Thursday, December 24, 2009

Christmas Eve, then and now



Louisville Kentucky, 1999. There was snow on Christmas Eve. My first white Christmas in almost a decade. I remember a deep melancholy on that night, as I’d arrived in Louisville a after harrowing four day drive from Los Angeles, during which the SUV that had been donated to me by my best buddy Bert had blown its transmission and nearly left me stranded in the high mountains of California. It was only by sheer dumb luck that I broke-down near a junkyard/U-Haul dealer and the owner traded me the SUV title for a truck rental that I made it the rest of the way east. The U-Haul itself was almost hollow-empty in appearance; what few possessions I had left fit into the back of that Chevy Blazer and I’d started out with 500$ in my pocket. By the time I was approaching Kentucky, I was sacred to buy any food, lest I use the remaining $20 in my pocket and end up needing fuel.

Ronnie held me in the doorway that night, assuring me everything would be OK. But all I felt was defeated, lost and demoralized. I’d lost my home, my business, almost every possession I owned, and most devastatingly, my partner Peter in the previous 10 months leading to that night. And I was already careening towards a nervous breakdown that would have me hitting rock-bottom by the summer of 2001

Was the end of the century really 10 years ago?

In the interim, I have gone through four jobs, five cars, had four books published, been in a relationship that has entered its seventh year with a wonderful man. Two ex-lovers have passed, along with a mentor and many good friends. I lost a dog and gained a cat. I’ve done readings and been on author’s panels. I’ve acted in two movies. I sang on stage with Jill Sobule. I started my own website and picked up a blogging habit. I worked on a political campaign.

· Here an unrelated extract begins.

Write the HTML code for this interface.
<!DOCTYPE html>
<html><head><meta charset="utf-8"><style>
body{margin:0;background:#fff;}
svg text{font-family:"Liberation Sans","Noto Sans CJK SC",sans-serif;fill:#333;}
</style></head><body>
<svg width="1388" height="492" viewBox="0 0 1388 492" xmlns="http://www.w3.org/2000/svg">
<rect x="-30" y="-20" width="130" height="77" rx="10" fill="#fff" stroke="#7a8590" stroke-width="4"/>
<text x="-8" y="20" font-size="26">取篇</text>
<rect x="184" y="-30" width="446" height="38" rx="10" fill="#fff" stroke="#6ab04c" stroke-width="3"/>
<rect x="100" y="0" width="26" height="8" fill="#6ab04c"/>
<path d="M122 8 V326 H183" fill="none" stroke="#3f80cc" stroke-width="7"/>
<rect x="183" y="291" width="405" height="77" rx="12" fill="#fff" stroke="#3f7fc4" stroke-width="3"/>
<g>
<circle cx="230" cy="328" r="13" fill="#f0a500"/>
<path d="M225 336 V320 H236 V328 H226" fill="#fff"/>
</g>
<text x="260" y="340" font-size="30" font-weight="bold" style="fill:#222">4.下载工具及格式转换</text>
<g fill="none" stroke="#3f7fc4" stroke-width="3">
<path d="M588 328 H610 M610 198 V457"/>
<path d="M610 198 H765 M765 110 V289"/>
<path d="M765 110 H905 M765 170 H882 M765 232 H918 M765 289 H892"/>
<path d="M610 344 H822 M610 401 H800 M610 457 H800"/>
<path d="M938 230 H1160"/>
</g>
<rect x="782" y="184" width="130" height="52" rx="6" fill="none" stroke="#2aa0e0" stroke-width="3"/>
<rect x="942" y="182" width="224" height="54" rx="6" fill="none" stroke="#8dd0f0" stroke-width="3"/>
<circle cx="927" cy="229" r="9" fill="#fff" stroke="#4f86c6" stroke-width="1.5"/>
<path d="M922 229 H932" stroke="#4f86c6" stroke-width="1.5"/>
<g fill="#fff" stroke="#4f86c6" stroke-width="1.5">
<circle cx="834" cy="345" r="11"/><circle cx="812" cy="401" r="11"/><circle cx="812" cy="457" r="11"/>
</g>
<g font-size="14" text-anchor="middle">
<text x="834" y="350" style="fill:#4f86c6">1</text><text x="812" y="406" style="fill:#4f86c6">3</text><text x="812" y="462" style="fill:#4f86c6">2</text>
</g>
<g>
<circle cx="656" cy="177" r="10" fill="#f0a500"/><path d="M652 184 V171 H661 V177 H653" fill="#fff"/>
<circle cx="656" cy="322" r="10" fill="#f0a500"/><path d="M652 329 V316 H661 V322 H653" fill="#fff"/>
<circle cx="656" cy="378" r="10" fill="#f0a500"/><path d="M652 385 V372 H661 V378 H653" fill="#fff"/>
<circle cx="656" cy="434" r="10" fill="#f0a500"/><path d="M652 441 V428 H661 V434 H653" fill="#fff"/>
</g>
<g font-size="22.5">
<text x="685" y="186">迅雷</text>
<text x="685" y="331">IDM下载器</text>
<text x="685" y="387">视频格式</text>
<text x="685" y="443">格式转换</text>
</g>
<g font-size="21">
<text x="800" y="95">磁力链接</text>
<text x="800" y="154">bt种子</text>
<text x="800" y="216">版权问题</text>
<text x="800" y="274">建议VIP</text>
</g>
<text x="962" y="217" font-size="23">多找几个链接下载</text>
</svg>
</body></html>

Many of my cousins, babies when I was a teen, have children of their own now. A few of them got married and the families all wanted Joel to be with us at the weddings. Joel's eldest daughter gacve birth to Shoham, making the two of us grandparents. We went to Europe together, and spent time in Israel with Joel's daughters and Shoham. My younger sister remarried. My older sister is estranged. My parents are still here and both retired.

I fell to a low-weight of 180 pounds while I was sick and now weigh a number I’m a bit embarrassed to admit to. It’s been ten years since I stood in that Kentucky doorway, crying. Almost nine since I popped open my pill bottles and gave up.

And even though Joel is Jewish and we don’t really do Christmas at our house, I can see the snow on the ground for White Christmas this year. It’s been ten years since I stood in that Kentucky doorway, crying. Almost nine since I popped open my pill bottles and gave up.

It’s almost 2010. I think I’m better now. Thanks to everyone who has been there with their support, encouragement and love.